Markham assustou-se, mas como os outros cavalheiros apoiaram Teagan, não respondeu. Ao parar de rir, Rafe acrescentou:

– Mesmo que Markham fosse tão charmoso como o Astuto, duvido que a viúva o aceitasse. Ela era totalmente devotada ao pobre Hugh. A ferida que ele sofreu na guerra infetou e a mulher tratou do marido meses a fio. Morreu nos braços dela, ao que dizem – Rafe suspirou. – É tão romântico!

– Pare. Estou prestes lavar-me em lágrimas – brincou Westerley. – Acho que vou fazer-lhe uma visita de condolências, se ela valer o esforço. Rafe?

– Só se você apreciar um rosto ingénuo, com grandes olhos castanhos, cabelos muitos sedosos e um corpo… – Rafe traçou a curva da taça de conhaque.

Era o suficiente, pensou Teagan. A Dama Misteriosa pertencia-lhe.

– Duvido que esteja suficientemente sóbrio para evitar bater numa árvore – disse, sarcástico. – No entanto, é melhor apressar-se, já que terá de passar um tempo interminável a tomar chá na sala, enquanto pensa numa forma de conquistar a viúva. Mas se prefere isso a usufruir das companhias magníficas que o nosso anfitrião nos oferece… – deixou a frase em aberto, de propósito. – A ruiva é mesmo fogosa?

Markham riu, maravilhado.

– Pode apostar. Pensando bem, este jogo está muito monótono. Acho que vou procurar aquela ruiva.

– Passe-me o taco, Markham – pediu Teagan. – Westerley, está fora ou posso contar que encherei os meus bolsos com o seu ouro?

Quando o homem franziu o sobrolho, Teagan prendeu a respiração. Não podia levantar suspeitas.

– Estou dentro – disse Westerley, por fim. – Nenhuma mulher vale a minha sobriedade, ainda mais tendo de ser persuadida. Guarde-me a loira, Markham.

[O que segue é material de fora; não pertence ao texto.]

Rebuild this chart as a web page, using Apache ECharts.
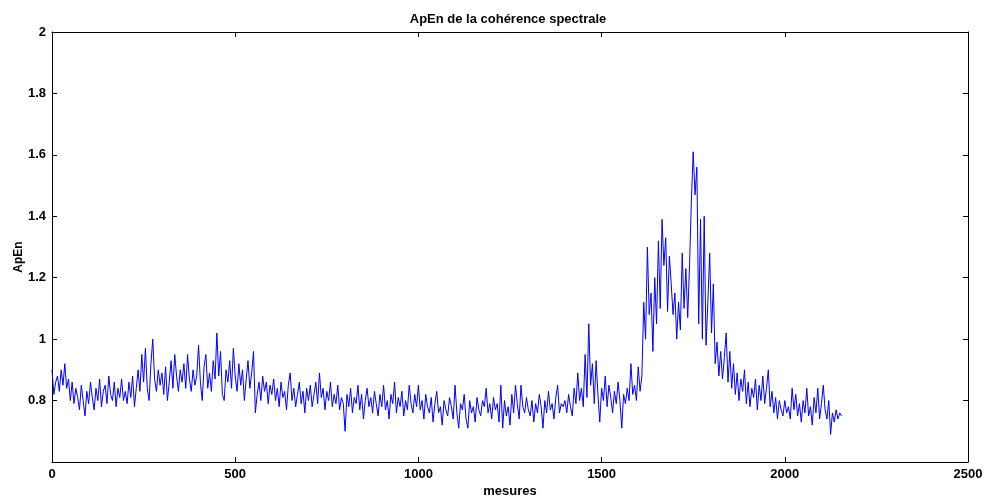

Aliviado, Teagan voltou a ver lorde Riverton a estudá-lo. O nobre não participara nas pilhérias, continuando o jogo como se não estivesse ali. No entanto, quando encarou Teagan, os lábios do homem curvaram-se num sorriso subtil.

Teagan teve a nítida sensação que lorde Riverton percebera exatamente o que ele queria obter com aquela conversa.

Disparate, pensou. Posicionou o taco, respirou fundo e deu uma tacada na bola. Se a sua amiga sorte continuasse a sorrir-lhe, no próximo passeio a cavalo, os seus bolsos estariam repletos de libras. Após tratar dos negócios, Teagan poderia dar-se ao luxo de perseguir apenas o prazer… o dele e o de uma dama muito especial.